Related: Five reasons to care about the Sudan - South Sudan conflict

While the protesters thus far have been entirely unarmed, Sudanese police have reportedly responded with great force. Human Rights Watch, the New York based rights group, says that eyewitnesses and participants reported beatings, arrests, and attacks with tear gas, truncheons, and rubber bullets.

“Sudan is using these protests as an excuse to use violence and intimidation to silence dissenters,” said Daniel Bekele, Africa director at Human Rights Watch in an emailed statement. “Authorities should call off their security forces and vigilantes, end the violence immediately, and respect the right of the people to protest peacefully.”

Victoria Nuland, spokeswoman for the US State Department, condemned the Sudanese government’s crackdown, Reuters reported. “The heavy-handed approach adopted by Sudanese security forces is disproportionate and deeply concerning,” she said.
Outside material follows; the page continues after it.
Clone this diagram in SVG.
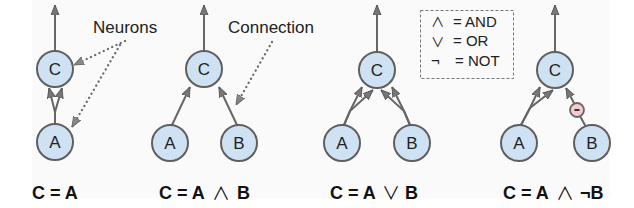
<svg xmlns="http://www.w3.org/2000/svg" width="634" height="208" viewBox="0 0 634 208">
<style>
.node circle{fill:#cfe2f3;stroke:#5f5f5f;stroke-width:2}
.node text{font-family:"Liberation Sans",Arial,sans-serif;font-size:17px;fill:#222;text-anchor:middle}
.edge{fill:none;stroke:#666;stroke-width:2;marker-end:url(#ah)}
.dot{fill:none;stroke:#6a6a6a;stroke-width:2.3;stroke-linecap:round;stroke-dasharray:0.1 4.6;marker-end:url(#ahd)}
.note{font-family:"Liberation Sans",Arial,sans-serif;font-size:17px;fill:#222}
.leg{font-family:"Liberation Sans","DejaVu Sans",sans-serif;font-size:15px;fill:#222}
.legsym{font-family:"Noto Sans CJK SC","DejaVu Sans",sans-serif;font-size:13.4px;font-weight:400}
.lbl{font-family:"Liberation Sans",Arial,sans-serif;font-size:18px;font-weight:bold;fill:#111}
.sym{font-family:"Noto Sans CJK SC","DejaVu Sans",sans-serif;font-size:18px;font-weight:400;fill:#111}
</style>
<defs>
<marker id="ah" viewBox="0 0 10 9" refX="10" refY="4.5" markerWidth="10" markerHeight="9" markerUnits="userSpaceOnUse" orient="auto">
<path d="M0,0.5 L10,4.5 L0,8.5 z" fill="#777" stroke="#5a5a5a" stroke-width="1"/>
</marker>
<marker id="ahd" viewBox="0 0 10 9" refX="10" refY="4.5" markerWidth="10" markerHeight="9" markerUnits="userSpaceOnUse" orient="auto">
<path d="M0,0.5 L10,4.5 L0,8.5 z" fill="#888" stroke="#6a6a6a" stroke-width="1"/>
</marker>
</defs>
<rect x="32" y="0" width="578" height="198" fill="#fafafa"/>

<g id="connectors">
<!-- diagram 1 -->
<path class="edge" d="M55,51 L55,5"/>
<path class="edge" d="M55,124 L55,112 L49,88"/>
<path class="edge" d="M55,124 L55,112 L62,88"/>
<path class="dot" d="M125,41 L74,65"/>
<path class="dot" d="M120,45 L72,127"/>
<!-- diagram 2 -->
<path class="edge" d="M204,51 L204,5"/>
<path class="edge" d="M172,125 L190,87"/>
<path class="edge" d="M237,125 L219,87"/>
<path class="dot" d="M272,42 L236,105"/>
<!-- diagram 3 -->
<path class="edge" d="M377,52 L377,5"/>
<path class="edge" d="M344,125 L350,111 L362,87"/>
<path class="edge" d="M344,125 L350,111 L373,90"/>
<path class="edge" d="M410,125 L404,111 L381,90"/>
<path class="edge" d="M410,125 L404,111 L392,87"/>
<!-- diagram 4 -->
<path class="edge" d="M555,52 L555,5"/>
<path class="edge" d="M521,125 L530,108 L540,87"/>
<path class="edge" d="M521,125 L530,108 L553,90"/>
<path d="M586,127 L580,116" fill="none" stroke="#666" stroke-width="2"/>
<path class="edge" d="M574,103 L566,88"/>
</g>

<g id="d1-C" class="node"><circle cx="55" cy="69" r="18"/><text x="55" y="75">C</text></g>
<g id="d1-A" class="node"><circle cx="55" cy="142" r="18"/><text x="55" y="148">A</text></g>

<g id="d2-C" class="node"><circle cx="204" cy="69" r="18"/><text x="204" y="75">C</text></g>
<g id="d2-A" class="node"><circle cx="170" cy="143" r="18"/><text x="170" y="149">A</text></g>
<g id="d2-B" class="node"><circle cx="239" cy="143" r="18"/><text x="239" y="149">B</text></g>

<g id="d3-C" class="node"><circle cx="377" cy="70" r="18"/><text x="377" y="76">C</text></g>
<g id="d3-A" class="node"><circle cx="342" cy="143" r="18"/><text x="342" y="149">A</text></g>
<g id="d3-B" class="node"><circle cx="412" cy="143" r="18"/><text x="412" y="149">B</text></g>

<g id="d4-C" class="node"><circle cx="555" cy="70" r="18"/><text x="555" y="76">C</text></g>
<g id="d4-A" class="node"><circle cx="519" cy="143" r="18"/><text x="519" y="149">A</text></g>
<g id="d4-B" class="node"><circle cx="592" cy="143" r="18"/><text x="592" y="149">B</text></g>
<g id="d4-not"><circle cx="577" cy="110" r="7" fill="#f4cccc" stroke="#666" stroke-width="1.8"/><rect x="574.5" y="109" width="5" height="2" fill="#333"/></g>

<g id="neurons-label"><text class="note" x="93" y="33">Neurons</text></g>
<g id="connection-label"><text class="note" x="228" y="33">Connection</text></g>

<g id="legend">
<rect x="420.5" y="10.5" width="93" height="68" fill="none" stroke="#777" stroke-width="1" stroke-dasharray="3 2"/>
<text class="leg"><tspan class="legsym" x="431" y="27">∧</tspan><tspan x="453" y="27">= AND</tspan><tspan class="legsym" x="431" y="46.5">∨</tspan><tspan x="453" y="46">= OR</tspan><tspan x="431" y="66">¬</tspan><tspan x="455" y="66">= NOT</tspan></text>
</g>

<g id="labels">
<text class="lbl" x="32" y="199">C = A</text>
<text class="lbl" x="159" y="199">C = A<tspan class="sym" x="212" y="200">∧</tspan><tspan x="237" y="199">B</tspan></text>
<text class="lbl" x="330" y="199">C = A<tspan class="sym" x="382" y="200">∨</tspan><tspan x="405" y="199">B</tspan></text>
<text class="lbl" x="503" y="199">C = A<tspan class="sym" x="556" y="200">∧</tspan><tspan x="580" y="199">¬B</tspan></text>
</g>
</svg>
The Bashir government’s tactics may seem harsh, but they are not paranoid. Supporters of the protest movement say their goal is every bit as ambitious as that of the Tunisian, Egyptian, and Libyan protesters: the downfall of the regime.

“People are adamant to bring this regime down and are for the first time getting united over this [even with the south],” says Omar Yahia Elfadli, an opposition activist who now supports the protest movement from exile in Paris.

“We also urge the international community [to] stand by us and support us to make our peaceful change,” he adds. “A quarter of a [century] of the rule of ... Bashir has now incurred too much damage ... and we are now back to square one and worse.”

Wael, an opposition activist in Khartoum who declines to have his surname published to protect his family, tells the Monitor that students started protesting more than a week ago because of higher prices and what he calls “deteriorating economic conditions.” Opposition activists joined the students later, using University of Khartoum’s campus as a base, but Wael says the security services responded with extreme force.

“The police used excessive violence,” says Wael, referring to protests held over the weekend. “The police used tear gas, sticks, and gangs of people close to the regime to beat up the students.” The students are not intimidated, Wael says, but in fact have become more angered by the police tactics. “There will be ongoing protests,” he says, spreading beyond Khartoum to Kosti, Gedaref, Kassala, Wad Medani, as well as continuing protests in El-Obeid and Port Sudan.

“There are protests happening now,” he says. “We go out at night to protest for fear of the police and the gang government.”

“The goal of the ruling party is to sabotage the work of civil servants and to stay in the wheel of power,” Wael says. “But the idea of the struggle of civil disobedience over the long term is that we must demonstrate and protest until the regime falls.”